Yesterday’s commemoration of the 238th anniversary of the Battle of Compo Hill — with ceremonies honoring the Minute Men who battled the British on the way to and from their arsenal-burning in Danbury — got Mark Yurkiw thinking.
He lives in a very historic saltbox home on Cross Highway.* By the time the Redcoats marched past in 1777, the house — owned by Samuel Meeker — was already nearly half a century old.
As Samuel’s great-great-grandson Edward Franklin Meeker wrote in an application to the Sons of the American Revolution in 1895, the British expedition included a number of Tory guides.
They knew who along the way were Patriots. So en route to Danbury the Redcoats took Samuel Meeker’s son Benjamin and Daniel prisoner. They “sacked and gutted his house,” and butchered his cattle. The brothers were taken to New York, and held in the Sugar House Prison for 18 months.
The Meekers did not go easily.

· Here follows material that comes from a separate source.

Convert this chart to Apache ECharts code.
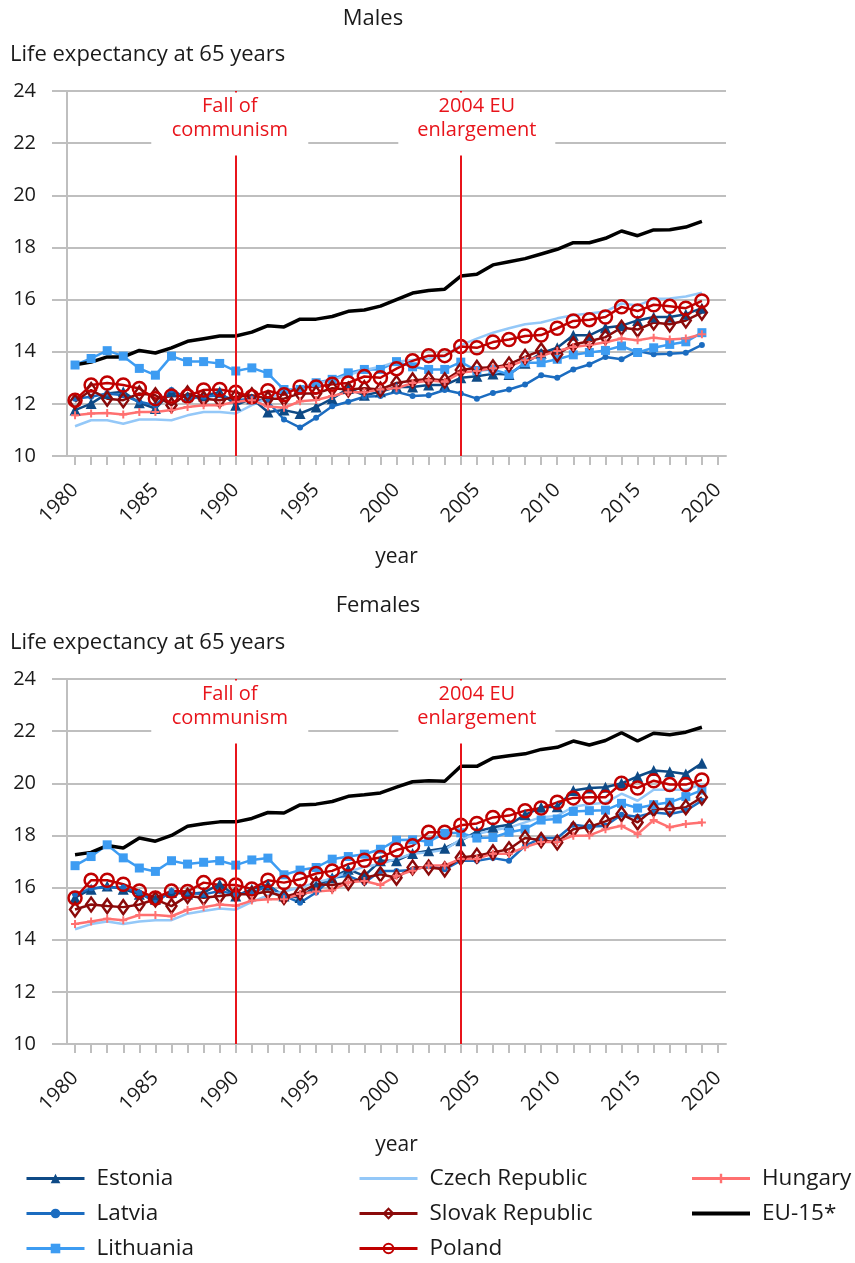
<!DOCTYPE html>
<html>
<head>
<meta charset="utf-8">
<title>Life expectancy at 65</title>
<script src="https://cdn.jsdelivr.net/npm/echarts@6/dist/echarts.min.js"></script>
<style>
html,body{margin:0;padding:0;background:#fff}
#chart{width:855px;height:1263px}
</style>
</head>
<body>
<div id="chart"></div>
<script>
// years on the axis (2020 only carries the last tick)
var years = ['1980','1981','1982','1983','1984','1985','1986','1987','1988','1989',
	'1990','1991','1992','1993','1994','1995','1996','1997','1998','1999',
	'2000','2001','2002','2003','2004','2005','2006','2007','2008','2009',
	'2010','2011','2012','2013','2014','2015','2016','2017','2018','2019','2020'];

// males, 1980-2019
var estoniaM = [11.76,12.01,12.4,12.46,12.04,11.82,12.46,12.27,12.3,12.46,11.95,12.2,11.69,11.76,11.63,11.88,12.2,12.59,12.33,12.46,12.65,12.65,12.72,12.72,13.0,13.06,13.15,13.13,13.56,13.94,14.15,14.63,14.63,14.92,15.0,15.2,15.33,15.33,15.44,15.67];
var latviaM = [12.2,12.27,12.4,12.33,12.08,11.95,12.53,12.2,12.27,12.33,12.14,12.2,12.08,11.4,11.09,11.47,11.91,12.08,12.27,12.3,12.46,12.3,12.33,12.53,12.4,12.2,12.42,12.55,12.74,13.1,13.0,13.32,13.51,13.8,13.71,14.03,13.9,13.92,13.96,14.26];
var lithuaniaM = [13.49,13.74,14.04,13.83,13.36,13.1,13.83,13.62,13.62,13.55,13.26,13.38,13.17,12.55,12.55,12.81,12.94,13.19,13.32,13.32,13.62,13.42,13.32,13.32,13.6,13.28,13.32,13.13,13.58,13.58,13.71,13.88,13.97,14.05,14.22,13.97,14.15,14.28,14.38,14.73];
var czechM = [11.14,11.37,11.37,11.24,11.4,11.4,11.37,11.56,11.69,11.69,11.63,11.95,12.2,12.46,12.55,12.78,12.91,13.1,13.3,13.42,13.62,13.68,13.74,13.83,14.25,14.5,14.73,14.9,15.05,15.12,15.28,15.4,15.47,15.54,15.85,15.77,16.03,16.04,16.12,16.26];
var slovakM = [12.08,12.53,12.2,12.14,12.4,12.33,11.95,12.4,12.2,12.14,12.27,12.33,12.2,12.2,12.4,12.4,12.6,12.55,12.6,12.55,12.8,12.9,12.95,12.9,13.3,13.38,13.4,13.51,13.8,14.05,13.9,14.28,14.4,14.56,14.92,14.85,15.12,15.05,15.2,15.5];
var polandM = [12.14,12.72,12.8,12.72,12.59,12.2,12.3,12.3,12.53,12.55,12.45,12.27,12.5,12.35,12.65,12.65,12.75,12.8,13.05,13.0,13.35,13.65,13.85,13.85,14.2,14.15,14.37,14.47,14.6,14.64,14.9,15.18,15.23,15.33,15.72,15.56,15.8,15.74,15.67,15.95];
var hungaryM = [11.56,11.63,11.65,11.59,11.69,11.69,11.76,11.88,11.95,11.95,12.08,12.14,11.9,11.85,12.1,12.15,12.3,12.45,12.45,12.55,12.6,12.8,12.9,12.85,13.2,13.26,13.37,13.45,13.67,13.83,14.03,14.18,14.26,14.36,14.51,14.44,14.54,14.47,14.51,14.67];
var eu15M = [13.5,13.6,13.8,13.8,14.05,13.95,14.15,14.4,14.5,14.6,14.6,14.75,15.0,14.95,15.25,15.25,15.35,15.55,15.6,15.75,16.0,16.25,16.35,16.4,16.9,16.97,17.33,17.45,17.57,17.75,17.93,18.18,18.18,18.35,18.63,18.45,18.67,18.68,18.78,19.0];

// females, 1980-2019
var estoniaF = [15.61,15.94,16.06,15.94,15.74,15.55,15.81,15.75,15.81,16.13,15.68,15.94,16.1,15.68,15.62,16.06,16.38,16.7,16.45,17.03,17.03,17.31,17.41,17.51,17.8,18.15,18.31,18.41,18.79,19.08,19.1,19.72,19.82,19.85,20.0,20.26,20.49,20.44,20.36,20.77];
var latviaF = [15.74,15.97,16.0,16.0,15.81,15.42,15.87,15.81,15.74,15.87,15.74,15.8,16.06,15.68,15.42,15.81,16.38,16.45,16.19,16.64,16.64,16.67,16.83,16.7,17.03,17.03,17.13,17.03,17.6,17.9,17.9,18.41,18.33,18.37,18.79,18.72,18.88,18.82,18.95,19.33];
var lithuaniaF = [16.84,17.19,17.64,17.14,16.75,16.62,17.03,16.9,16.97,17.03,16.86,17.06,17.13,16.49,16.67,16.77,17.09,17.19,17.28,17.47,17.82,17.83,17.76,18.08,18.1,17.9,17.92,18.12,18.24,18.59,18.63,18.92,18.95,18.97,19.23,19.05,19.18,19.27,19.49,19.74];
var czechF = [14.4,14.6,14.7,14.6,14.7,14.75,14.75,15.0,15.1,15.2,15.15,15.45,15.7,15.85,16.0,16.2,16.35,16.6,16.8,16.9,17.1,17.3,17.35,17.45,17.85,18.05,18.2,18.3,18.5,18.7,18.75,19.1,19.2,19.25,19.6,19.33,19.75,19.75,19.75,19.97];
var slovakF = [15.16,15.35,15.29,15.25,15.35,15.55,15.29,15.68,15.61,15.68,15.74,15.74,15.85,15.64,15.81,16.13,16.1,16.19,16.38,16.51,16.38,16.77,16.77,16.7,17.15,17.22,17.35,17.47,17.9,17.82,17.73,18.24,18.33,18.54,18.82,18.5,19.01,19.01,19.08,19.46];
var polandF = [15.6,16.28,16.28,16.13,15.87,15.6,15.87,15.85,16.19,16.1,16.1,15.95,16.28,16.19,16.32,16.54,16.64,16.9,17.05,17.15,17.44,17.6,18.12,18.12,18.39,18.46,18.69,18.76,18.95,19.05,19.27,19.44,19.46,19.46,20.0,19.82,20.1,19.95,19.95,20.13];
var hungaryF = [14.6,14.7,14.8,14.75,14.95,14.95,14.9,15.15,15.25,15.35,15.3,15.5,15.55,15.55,15.75,15.85,15.9,16.2,16.25,16.1,16.45,16.65,16.85,16.85,17.1,17.1,17.3,17.3,17.55,17.75,17.75,17.99,18.0,18.24,18.37,18.05,18.59,18.31,18.44,18.5];
var eu15F = [17.26,17.35,17.61,17.52,17.9,17.78,18.0,18.35,18.45,18.52,18.52,18.65,18.88,18.86,19.17,19.2,19.3,19.5,19.56,19.63,19.85,20.06,20.1,20.08,20.65,20.65,20.97,21.06,21.13,21.3,21.38,21.62,21.47,21.64,21.94,21.62,21.92,21.86,21.96,22.15];

// events marked on both charts
var eventYears = ['1990','2004'];
var eventLabels = ['Fall of\ncommunism','2004 EU\nenlargement'];
var eventShift = [-6, 16];   // label boxes are not quite centred on the lines

var FONT = 'Open Sans';
var GRAY = '#bfbfbf';
var INK = '#1a1a1a';
var EVENT_RED = '#e8141b';
var HOLLOW = 'rgba(255,255,255,0)';

var countries = [
	{name:'Estonia', color:'#0e4a86', symbol:'triangle', size:11},
	{name:'Latvia', color:'#1b6cc0', symbol:'circle', size:6},
	{name:'Lithuania', color:'#3d9cf2', symbol:'rect', size:9},
	{name:'Czech Republic', color:'#94c8f8', symbol:'none', size:0},
	{name:'Slovak Republic', color:'#8b0a0a', symbol:'diamond', size:[10,14], hollow:true},
	{name:'Poland', color:'#c00000', symbol:'circle', size:13, hollow:true},
	{name:'Hungary', color:'#ff7070', symbol:'path://M3,0h2v3h3v2h-3v3h-2v-3h-3v-2h3z', size:8},
	{name:'EU-15*', color:'#000000', symbol:'none', size:0}
];
var males = [estoniaM, latviaM, lithuaniaM, czechM, slovakM, polandM, hungaryM, eu15M];
var females = [estoniaF, latviaF, lithuaniaF, czechF, slovakF, polandF, hungaryF, eu15F];

function makeSeries(idx, values){
	var list = countries.map(function(c, i){
		return {
			name: c.name, type: 'line', xAxisIndex: idx, yAxisIndex: idx,
			data: values[i], symbol: c.symbol, symbolSize: c.size,
			showSymbol: c.symbol !== 'none', showAllSymbol: true,
			color: c.color,
			lineStyle: {color: c.color, width: c.name === 'EU-15*' ? 3.5 : 2.5},
			itemStyle: {color: c.hollow ? HOLLOW : c.color, borderColor: c.color, borderWidth: c.hollow ? 2.5 : 0},
			emphasis: {disabled: true},
			animation: false
		};
	});
	// red event lines + white label boxes
	list.push({
		type: 'line', xAxisIndex: idx, yAxisIndex: idx, data: [], silent: true, animation: false,
		markLine: {
			symbol: 'none', silent: true, animation: false,
			lineStyle: {color: EVENT_RED, width: 2, type: 'solid'},
			label: {show: false},
			data: eventYears.map(function(y){ return [{coord:[y,10]},{coord:[y,24]}]; })
		},
		markPoint: {
			z: 10, silent: true, animation: false,
			symbol: 'rect', symbolSize: [157, 63],
			itemStyle: {color: '#fff'},
			label: {show: true, position: 'inside', offset: [0, -6], formatter: '{b}',
				color: EVENT_RED, fontSize: 20, lineHeight: 24, fontFamily: FONT},
			data: eventYears.map(function(y, i){
				return {name: eventLabels[i], coord: [y, 22.73], symbolOffset: [eventShift[i], 0]};
			})
		}
	});
	return list;
}

function xAxisCfg(idx){
	return {
		type: 'category', gridIndex: idx, data: years, boundaryGap: true, position: 'bottom',
		axisLine: {lineStyle: {color: GRAY, width: 2}},
		axisTick: {alignWithLabel: true, interval: 4, length: 16, lineStyle: {color: GRAY, width: 2}},
		axisLabel: {interval: 4, rotate: 45, fontSize: 20, color: INK, margin: 31, fontFamily: FONT},
		name: 'year', nameLocation: 'middle', nameGap: 91,
		nameTextStyle: {fontSize: 21, color: INK, fontFamily: FONT}
	};
}
// second axis only for the short yearly ticks, on the same bottom line
function minorAxisCfg(idx){
	return {
		type: 'category', gridIndex: idx, data: years, boundaryGap: true,
		position: 'bottom', offset: 0,
		axisLine: {show: false},
		axisTick: {show: true, alignWithLabel: true, interval: 0, length: 9, lineStyle: {color: GRAY, width: 2}},
		axisLabel: {show: false},
		splitLine: {show: false}
	};
}
function yAxisCfg(idx){
	return {
		type: 'value', gridIndex: idx, min: 10, max: 24, interval: 2,
		axisLine: {show: true, lineStyle: {color: GRAY, width: 2}},
		axisTick: {show: true, length: 15, lineStyle: {color: GRAY, width: 2}},
		splitLine: {lineStyle: {color: GRAY, width: 2}},
		axisLabel: {fontSize: 20, color: INK, margin: 31, fontFamily: FONT}
	};
}
function legendItem(name){
	// lines without markers: hide the default dot in the legend icon
	if (name === 'Czech Republic') {
		return {name: name, itemStyle: {opacity: 0}};
	}
	if (name === 'EU-15*') {
		return {name: name, itemStyle: {opacity: 0}, lineStyle: {width: 4}};
	}
	return {name: name};
}
function legendCfg(left, names){
	return {
		orient: 'vertical', left: left, top: 1167, height: 110, padding: 0,
		itemWidth: 58, itemHeight: 12, itemGap: 12,
		data: names.map(legendItem), selectedMode: false,
		lineStyle: {width: 3},
		textStyle: {fontSize: 22.5, color: INK, fontFamily: FONT, lineHeight: 22, padding: [0,0,0,7]}
	};
}
function textTitle(txt, left, top, align){
	return {text: txt, left: left, top: top, textAlign: align, padding: 0,
		textStyle: {fontSize: 22, fontWeight: 'normal', color: INK, fontFamily: FONT}};
}

var myChart = echarts.init(document.getElementById('chart'));
var option = {
	backgroundColor: '#fff',
	animation: false,
	textStyle: {fontFamily: FONT},
	title: [
		textTitle('Males', 373, 8, 'center'),
		textTitle('Life expectancy at 65 years', 10, 44, 'left'),
		textTitle('Females', 378, 595, 'center'),
		textTitle('Life expectancy at 65 years', 10, 632, 'left')
	],
	legend: [
		legendCfg(25, ['Estonia','Latvia','Lithuania']),
		legendCfg(358, ['Czech Republic','Slovak Republic','Poland']),
		legendCfg(690, ['Hungary','EU-15*'])
	],
	grid: [
		{left: 67, right: 129, top: 91, height: 365},
		{left: 67, right: 129, top: 679, height: 365}
	],
	xAxis: [xAxisCfg(0), xAxisCfg(1), minorAxisCfg(0), minorAxisCfg(1)],
	yAxis: [yAxisCfg(0), yAxisCfg(1)],
	series: makeSeries(0, males).concat(makeSeries(1, females))
};
if (option && typeof option === 'object') {
	myChart.setOption(option, true);
}
</script>
</body>
</html>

A musket ball was lodged in their front door.
There it stayed for nearly 2 centuries — silent witness to a historic past.
But sometime in the late 1940s or ’50s, the musket ball vanished. “Oral history tells us it disappeared after a local Boy Scout troop visited the house for a tour,” current owner Yurkiw says.
Yurkiw wants the musket ball back — or at least closure. If anyone knows where that small ball is, he’d like to know. He hopes to restore it for future tours, of what is the only known house in Westport still standing that the British passed on their way north.
Click “Comments” if you know. And don’t be shy. The statute of limitations is long gone.
Just like the Redcoats.
*BONUS FUN FACT: Cross Highway gets its name from the fact that it “crossed” the “long lots” on what is now Bayberry Lane and Sturges Highway, near Long Lots Road.